I have implemented the Libor Market Model in Matlab. When I generate a number of paths, I notice that some of them explode. Does anybody have an idea what could cause this?
I already tried solving the problem by decreasing the timestep (up to dt=0.001) in order to reduce the error and also by simulating with the log-Euler scheme instead of the 'normal' Euler.
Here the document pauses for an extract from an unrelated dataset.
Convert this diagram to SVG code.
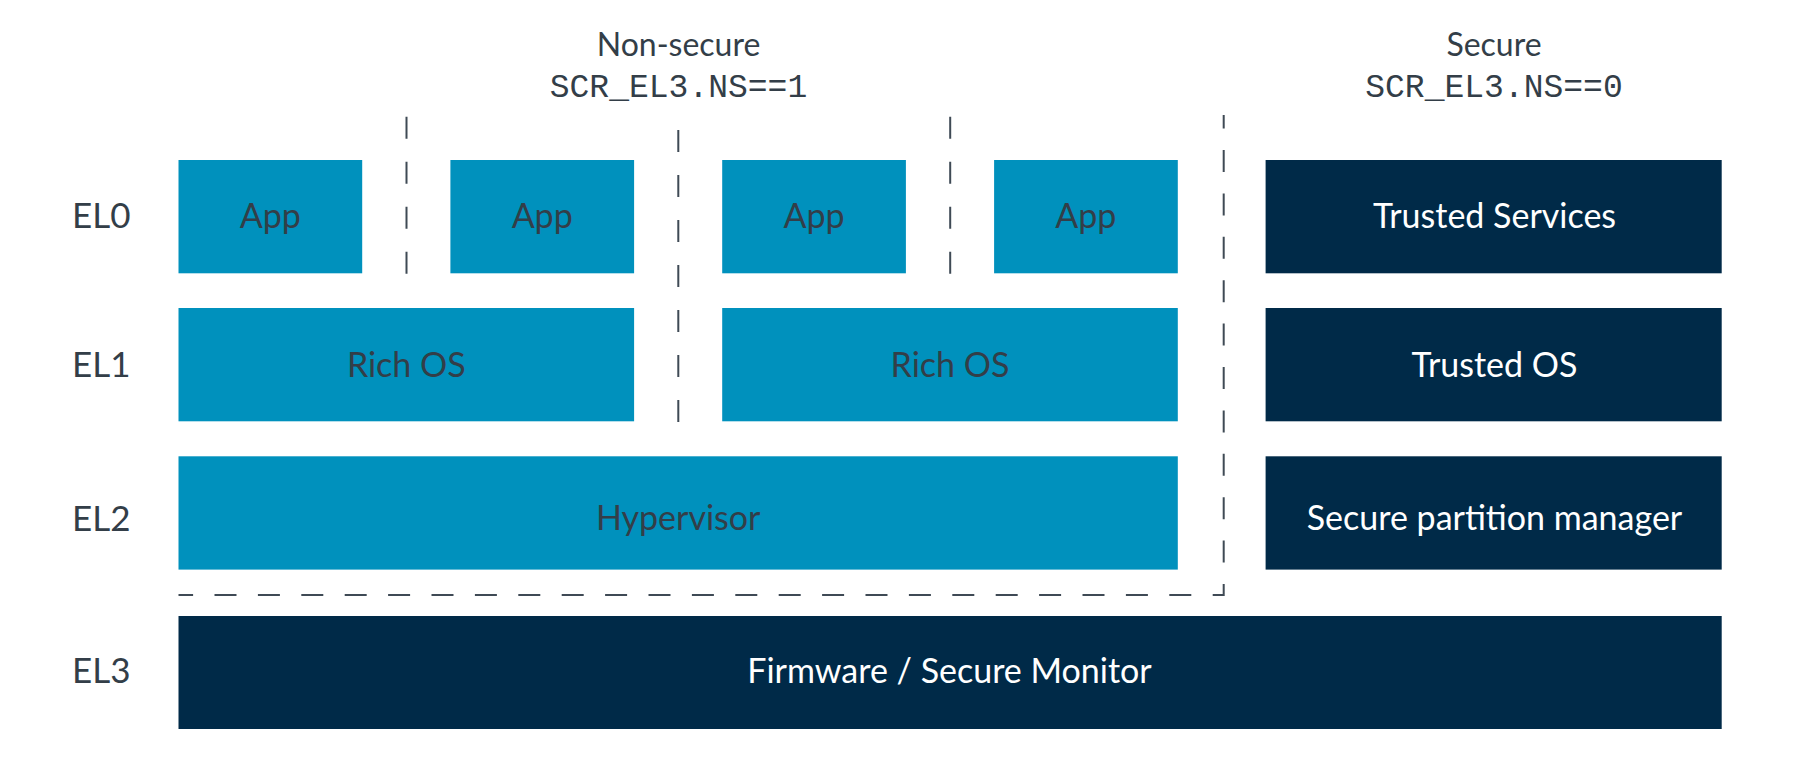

In both cases it did not resolve the problem, since some of the Libor rates paths are still diverging.
Specifics:
I simulate the forward Libor rates under the spot measure, whose dynamics are given by: $$dL_n\left(t\right)=\sigma_n\left(t\right)L_n\left(t\right)\sum_{j=q\left(t\right)}^n \frac{\tau_j \rho_{j,n} \sigma_j\left(t\right)L_j\left(t\right)}{1+\tau_j L_j\left(t\right)}dt + \sigma_n\left(t\right)L_n\left(t\right)dW\left(t\right)$$ where $$L_n\left(t\right):=L\left(t;T_n,T_{n+1}\right),$$ $$\tau_n = T_{n+1}-T_n,$$ $$\sigma_n\left(t\right) = k_n \left[\left(a+b\left(T_n-t\right)\right)e^{-c\left(T_n-t\right)}+d\right],$$ index function $q\left(t\right)$ is defined by $$T_{q\left(t\right)-1}\leq t < T_{q\left(t\right)},$$ $W$ is a Brownian Motion under the spot measure.